Florian Henckel von Donnersmarck’s debut
feature, the spy-thriller ‘The Lives of Others’, is one of the most
impressive films to come out of Germany in recent years and describes
the destructive experience of a playwright and his actor partner who
are arbitrarily singled out for state surveillance in East Berlin in
the mid-1980s. It won the 33-year-old director this year’s oscar for
Best Foreign Language Film and aims a hammer at that new psychological
and metaphysical wall.
Donnersmarck
certainly has the bulk to wield a hammer. He’s tall. When I meet him in
an office in Fitzrovia, he stands up to greet me and the lights in the
room are extinguished. He’s beaming, blonde-haired (in the curly, Art
Garfunkel-style) and speaks with English that is as American and
Russian-inflected as it is German, reflecting the globe-trotting
lifestyle he has led as the child of an East German-born airline pilot
and as a student in Moscow, London and the US. I ask him whether he
thought himself brave to raise these ghosts.
‘I don’t shy away
from a conflict. I don’t mind fighting if I have to fight. I don’t
believe in harmony for harmony’s sake. But the reasons that I made the
film weren’t that dogmatic or didactic or pedagogical.’
The idea
for the film came, not from a desire to grind a political axe, but from
a cinematic image. ‘I had this picture in my head of a surveillance guy
sitting in his attic not hearing the words of an “enemy of the state”
in his headphones, but just hearing beautiful music. The film’s basic
plot structure stayed the same from that first evening where I had that
idea right down to finishing the editing of the film five years later.

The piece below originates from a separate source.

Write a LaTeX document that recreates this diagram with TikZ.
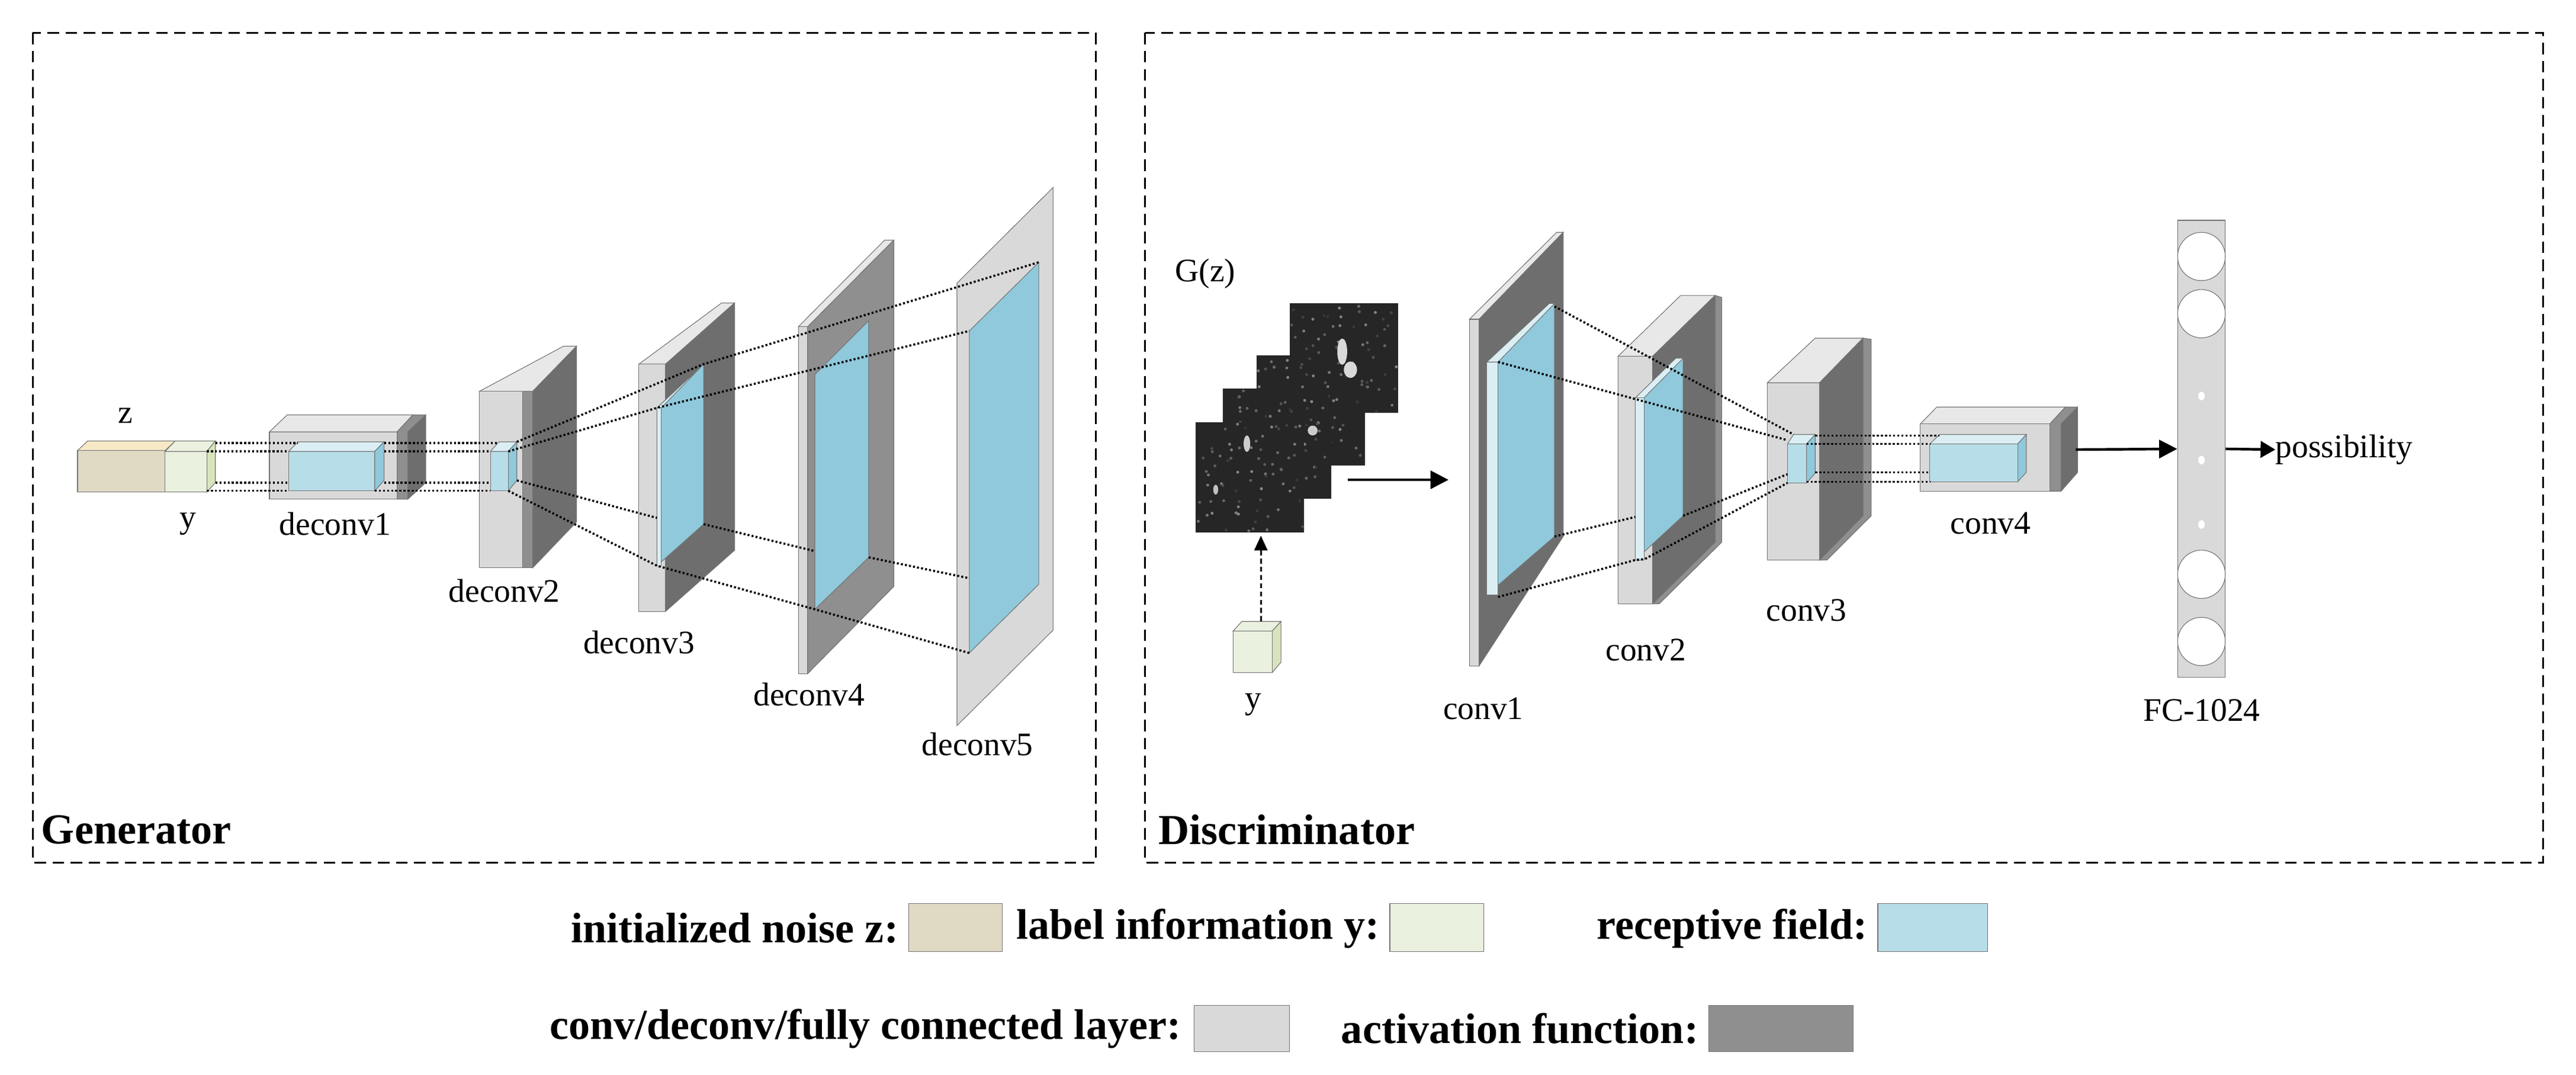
\documentclass[tikz,border=0pt]{standalone}
\usepackage{fontspec}
\setmainfont{Liberation Serif}
\usetikzlibrary{arrows.meta}
\definecolor{noise}{HTML}{E0D9C4}
\definecolor{noisetop}{HTML}{F7E9C6}
\definecolor{lab}{HTML}{EBF1DF}
\definecolor{labside}{HTML}{D7E4BD}
\definecolor{rec}{HTML}{B7DDE8}
\definecolor{rectop}{HTML}{DAEEF3}
\definecolor{recdeep}{HTML}{8FC9DB}
\definecolor{conv}{HTML}{D9D9D9}
\definecolor{convtop}{HTML}{E8E8E8}
\definecolor{act}{HTML}{8F8F8F}
\definecolor{actdark}{HTML}{6E6E6E}
\begin{document}
\begin{tikzpicture}[x=1pt,y=-1pt,
  f/.style={draw=black!55,line width=0.4pt},
  dl/.style={line width=1.3pt,dash pattern=on 1.2pt off 1.3pt},
  lbl/.style={font=\fontsize{20}{22}\selectfont,inner sep=0pt},
  bl/.style={font=\fontsize{26}{28}\selectfont\bfseries,inner sep=0pt},
  frame/.style={draw,line width=1pt,dash pattern=on 7pt off 4pt},
  arr/.style={line width=1.6pt,-{Triangle[length=11pt,width=11pt]}}]
\useasboundingbox (0,0) rectangle (1568,654);
\fill[white] (0,0) rectangle (1568,654);
% frames
\draw[frame] (20,20) rectangle (667,525);
\draw[frame] (697,20) rectangle (1548,525);
\node[bl,anchor=west] (gen) at (25,505) {Generator};
\node[bl,anchor=west] (dis) at (705,505) {Discriminator};

% ---------- Generator ----------
% z block
\filldraw[f,fill=noisetop] (47.2,274.2)--(53.3,268.4)--(106.6,268.4)--(100.5,274.2)--cycle;
\filldraw[f,fill=noise] (47.2,274.2) rectangle (100.5,299.5);
% y block
\filldraw[f,fill=lab] (100.5,274.7)--(106.6,268.4)--(131.1,268.4)--(125.9,274.7)--cycle;
\filldraw[f,fill=labside] (125.9,274.7)--(131.1,268.4)--(131.1,293.7)--(125.9,299.5)--cycle;
\filldraw[f,fill=lab] (100.5,274.7) rectangle (125.9,299.5);
\node[lbl] (zl) at (76.5,253) {z};
\node[lbl] (yl) at (114.5,319) {y};
% deconv1
\filldraw[f,fill=convtop] (164,262.8)--(174.8,252.5)--(251.3,252.5)--(241.7,262.8)--cycle;
\filldraw[f,fill=act] (241.7,262.8)--(251.3,252.5)--(259.1,252.5)--(259.1,293.7)--(248.2,303.8)--(241.7,303.8)--cycle;
\filldraw[f,fill=actdark] (248.2,262.8)--(259.1,252.5)--(259.1,293.7)--(248.2,303.8)--cycle;
\filldraw[f,fill=conv] (164,262.8) rectangle (241.7,303.8);
\filldraw[f,fill=rectop] (175.7,274.7)--(181.4,268.9)--(233.8,268.9)--(228.1,274.7)--cycle;
\filldraw[f,fill=recdeep] (228.1,274.7)--(233.8,268.9)--(233.8,292.4)--(228.1,298.7)--cycle;
\filldraw[f,fill=rec] (175.7,274.7) rectangle (228.1,298.7);
\node[lbl] (d1) at (204,319) {deconv1};
% deconv2
\filldraw[f,fill=convtop] (291.9,238.1)--(343,210.7)--(350.9,210.7)--(324.3,238.1)--cycle;
\filldraw[f,fill=actdark] (324.3,238.1)--(350.9,210.7)--(350.9,317.7)--(324.3,345.5)--cycle;
\filldraw[f,fill=act] (318.1,238.1) rectangle (324.3,345.5);
\filldraw[f,fill=conv] (291.9,238.1) rectangle (318.1,345.5);
\filldraw[f,fill=rectop] (298.5,274.7)--(303.7,268.9)--(314.6,268.9)--(309.4,274.7)--cycle;
\filldraw[f,fill=recdeep] (309.4,274.7)--(314.6,268.9)--(314.6,292.4)--(309.4,298.7)--cycle;
\filldraw[f,fill=rec] (298.5,274.7) rectangle (309.4,298.7);
\node[lbl] (d2) at (307,359.5) {deconv2};
% dotted y -> deconv1 -> deconv2
\draw[dl] (131.1,269.7)--(181.4,269.7);
\draw[dl] (125.9,274.7)--(175.7,274.7);
\draw[dl] (131.1,293.7)--(175.7,293.7);
\draw[dl] (125.9,298.7)--(175.7,298.7);
\draw[dl] (233.8,269.7)--(303.7,269.7);
\draw[dl] (233.8,274.7)--(298.5,274.7);
\draw[dl] (233.8,293.7)--(298.5,293.7);
\draw[dl] (228.1,298.7)--(298.5,298.7);
% deconv3
\filldraw[f,fill=convtop] (388.9,221.6)--(439.2,184.4)--(447.1,184.4)--(405.1,221.6)--cycle;
\filldraw[f,fill=actdark] (405.1,221.6)--(447.1,184.4)--(447.1,334.9)--(405.1,372.1)--cycle;
\filldraw[f,fill=conv] (388.9,221.6) rectangle (405.1,372.1);
\filldraw[f,fill=recdeep] (399.9,248.2)--(428.3,221.6)--(428.3,319)--(399.9,344.3)--cycle;
\filldraw[f,fill=rectop] (399.9,248.2)--(402.5,248.2)--(428.3,221.6)--cycle;
\filldraw[f,fill=rectop] (399.9,248.2) rectangle (402.5,344.3);
\node[lbl] (d3) at (389,391) {deconv3};
% deconv4
\filldraw[f,fill=convtop] (486,198.8)--(538.4,146.2)--(544,146.2)--(491.6,198.8)--cycle;
\filldraw[f,fill=act] (491.6,198.8)--(544,146.2)--(544,357)--(491.6,410)--cycle;
\filldraw[f,fill=conv] (486,198.8) rectangle (491.6,410);
\filldraw[f,fill=recdeep] (496,227.9)--(528.8,195.1)--(528.8,339.2)--(496,370.8)--cycle;
\node[lbl] (d4) at (492.5,422.7) {deconv4};
% deconv5
\filldraw[f,fill=conv] (582.5,172.3)--(641,114.1)--(641,383.5)--(582.5,441.6)--cycle;
\filldraw[f,fill=recdeep] (590,201.4)--(632.3,159.6)--(632.3,355.6)--(590,397.4)--cycle;
\node[lbl] (d5) at (595,453) {deconv5};
% dotted deconv2 -> deconv3 -> deconv5
\draw[dl] (314.6,268.9)--(428.3,221.6)--(632.3,159.6);
\draw[dl] (309.4,274.7)--(399.9,248.2)--(590,201.4);
\draw[dl] (314.6,292.4)--(399.9,315.2);
\draw[dl] (428.3,319)--(496,335.4);
\draw[dl] (528.8,339.2)--(590,351.9);
\draw[dl] (309.4,298.7)--(399.9,344.3)--(496,370.8)--(590,397.4);

% ---------- Discriminator ----------
\node[lbl] (gz) at (733.7,166.7) {G(z)};
\pgfmathsetseed{7}
\foreach \xa/\ya in {785/184.4,764.9/216.2,744.2/236.4,727.9/257.1}{
  \fill[black!85] (\xa,\ya) rectangle ++(66,67);
  \foreach \k in {1,...,70}{
    \pgfmathsetmacro\px{\xa+1+64*rnd}\pgfmathsetmacro\py{\ya+1+65*rnd}\pgfmathsetmacro\gg{20+35*rnd}
    \fill[white!\gg!black] (\px,\py) circle (0.9);
  }
}
\fill[white!85!black] (817,214) ellipse (3 and 8);
\fill[white!85!black] (822,225) ellipse (4 and 5);
\fill[white!80!black] (799,262) ellipse (3 and 3);
\fill[white!80!black] (759,270) ellipse (2 and 5);
\fill[white!75!black] (740,298) ellipse (1.5 and 3);
\draw[arr] (820.4,292)--(881.7,292);
% y box
\filldraw[f,fill=lab] (750.6,384)--(755.9,378.2)--(779.7,378.2)--(774.4,384)--cycle;
\filldraw[f,fill=labside] (774.4,384)--(779.7,378.2)--(779.7,403)--(774.4,409.3)--cycle;
\filldraw[f,fill=lab] (750.6,384) rectangle (774.4,409.3);
\coordinate (yt) at (767.5,378);
\coordinate (gzb) at (767.5,326);
\draw[line width=1pt,dash pattern=on 3pt off 2pt,-{Triangle[length=9pt,width=8pt]}] (yt)--(gzb);
\node[lbl] (yd) at (762.8,428.8) {y};
% conv1
\filldraw[f,fill=convtop] (894.4,194.3)--(947.5,141.4)--(951.5,141.4)--(900.2,194.3)--cycle;
\filldraw[f,fill=actdark] (900.2,194.3)--(951.5,141.4)--(951.5,326.5)--(900.2,405.4)--cycle;
\filldraw[f,fill=conv] (894.4,194.3) rectangle (900.2,405.4);
\filldraw[f,fill=recdeep] (905,220.3)--(946.2,184.7)--(946.2,326.5)--(905,362.1)--cycle;
\filldraw[f,fill=rectop] (905,220.3)--(943,184.7)--(946.2,184.7)--(911.9,220.3)--cycle;
\filldraw[f,fill=rectop] (905,220.3) rectangle (911.9,362.1);
\node[lbl] (c1) at (902.9,431.1) {conv1};
% conv2
\filldraw[f,fill=convtop] (984.9,216.8)--(1023,179.8)--(1044,179.8)--(1006,216.8)--cycle;
\filldraw[f,fill=act] (1006,216.8)--(1044,179.8)--(1048,181)--(1048,330)--(1010,367.4)--(1006,367.4)--cycle;
\filldraw[f,fill=actdark] (1006,216.8)--(1044,179.8)--(1044,330)--(1006,367.4)--cycle;
\filldraw[f,fill=conv] (984.9,216.8) rectangle (1006,367.4);
\filldraw[f,fill=recdeep] (995.4,242.1)--(1024.5,218)--(1024.5,313.9)--(995.4,340.8)--cycle;
\filldraw[f,fill=rectop] (995.4,242.1)--(1020,218)--(1024.5,218)--(1000.7,242.1)--cycle;
\filldraw[f,fill=rectop] (995.4,242.1) rectangle (1000.7,340.8);
\node[lbl] (c2) at (1001.8,395.5) {conv2};
% conv3
\filldraw[f,fill=convtop] (1075.8,232.9)--(1104.9,205.8)--(1134,205.8)--(1107.6,232.9)--cycle;
\filldraw[f,fill=act] (1107.6,232.9)--(1134,205.8)--(1139,206.5)--(1139,313.9)--(1112,340.8)--(1107.6,340.8)--cycle;
\filldraw[f,fill=actdark] (1107.6,232.9)--(1134,205.8)--(1134,313.9)--(1107.6,340.8)--cycle;
\filldraw[f,fill=conv] (1075.8,232.9) rectangle (1107.6,340.8);
\filldraw[f,fill=rectop] (1088,270.2)--(1091.7,264.4)--(1104.9,264.4)--(1099.6,270.2)--cycle;
\filldraw[f,fill=recdeep] (1099.6,270.2)--(1104.9,264.4)--(1104.9,288)--(1099.6,293.9)--cycle;
\filldraw[f,fill=rec] (1088,270.2) rectangle (1099.6,293.9);
\node[lbl] (c3) at (1099.6,371.3) {conv3};
% dotted conv1 -> conv3
\draw[dl] (946.2,186.5)--(1091.7,264.4);
\draw[dl] (911.9,220.3)--(1088,267.9);
\draw[dl] (946.2,326.5)--(995.4,314.6);
\draw[dl] (1024.5,313.9)--(1088,288.6);
\draw[dl] (911.9,363.3)--(995.4,340.8)--(1001,340.3)--(1088,293.9);
% conv4
\filldraw[f,fill=convtop] (1168.9,258)--(1178.9,247.7)--(1257.2,247.7)--(1247.7,258)--cycle;
\filldraw[f,fill=act] (1247.7,258)--(1257.2,247.7)--(1264.6,247.7)--(1264.6,287.4)--(1254.5,298.9)--(1247.7,298.9)--cycle;
\filldraw[f,fill=actdark] (1254.5,258)--(1264.6,247.7)--(1264.6,287.4)--(1254.5,298.9)--cycle;
\filldraw[f,fill=conv] (1168.9,258) rectangle (1247.7,298.9);
\filldraw[f,fill=rectop] (1174.7,270.2)--(1180.5,264.4)--(1233.4,264.4)--(1228.1,270.2)--cycle;
\filldraw[f,fill=recdeep] (1228.1,270.2)--(1233.4,264.4)--(1233.4,287.4)--(1228.1,293.2)--cycle;
\filldraw[f,fill=rec] (1174.7,270.2) rectangle (1228.1,293.2);
\node[lbl] (c4) at (1211.7,318.5) {conv4};
\draw[dl] (1104.9,265.1)--(1180.5,265.1);
\draw[dl] (1099.6,270.2)--(1174.7,270.2);
\draw[dl] (1104.9,287.4)--(1174.7,287.4);
\draw[dl] (1099.6,293.2)--(1174.7,293.2);
% FC
\node[f,fill=conv,minimum width=29.1pt,minimum height=278.2pt,inner sep=0pt] (fc) at (1340,273.2) {};
\foreach \cy in {156.1,190.9,349.5,390.4}{\filldraw[f,fill=white] (1340,\cy) ellipse (14.5 and 14.7);}
\foreach \cy in {241,280,319.2}{\fill[white] (1340,\cy) ellipse (2 and 2.6);}
\draw[arr] (1263.5,273.6)--(fc.west);
\node[lbl,anchor=west] (pos) at (1385,273.6) {possibility};
\draw[line width=1.6pt,-{Triangle[length=9pt,width=10pt]}] (fc.east)--(pos.west);
\node[lbl] (fcl) at (1340.2,432.3) {FC-1024};

% ---------- Legend ----------
\node[bl,anchor=east] (l1) at (547,565) {initialized noise z:};
\filldraw[f,fill=noise] (553,550) rectangle (610,579);
\node[bl,anchor=east] (l2) at (840,565) {label information y:};
\filldraw[f,fill=lab] (846,550) rectangle (903,579);
\node[bl,anchor=east] (l3) at (1137,565) {receptive field:};
\filldraw[f,fill=rec] (1143,550) rectangle (1210,579);
\node[bl,anchor=east] (l4) at (719,626) {conv/deconv/fully connected layer:};
\filldraw[f,fill=conv] (727,612) rectangle (785,640);
\node[bl,anchor=east] (l5) at (1034,626) {activation function:};
\filldraw[f,fill=act] (1040,612) rectangle (1128,640);
\end{tikzpicture}
\end{document}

It was always going to be a psychological nail-biter.’
Those
five years were mainly spent on exhaustive research; recent newspaper
articles – from Neal Ascherson and others – testify to the convincing
accuracy with which Von Donnersmarck’s film conjures up the era (often
shot in the real locations) and its atmosphere of uncertainty,
paranoia, betrayal, duplicity and fear. But Von Donnersmarck is keen to
express his intentions were not simply to expose the darkness of the
era. ‘I’ll stress the thriller element. I’ll stress the love story and,
if that word didn’t have its negative connotation, I’d probably use the
word melodrama. I actually like that genre quite a lot, but the word
has this connotation of being over the top. That’s not what I mean: I
always think that a good melodrama is one that goes to the very border
of emotion without overstepping that border towards bad taste.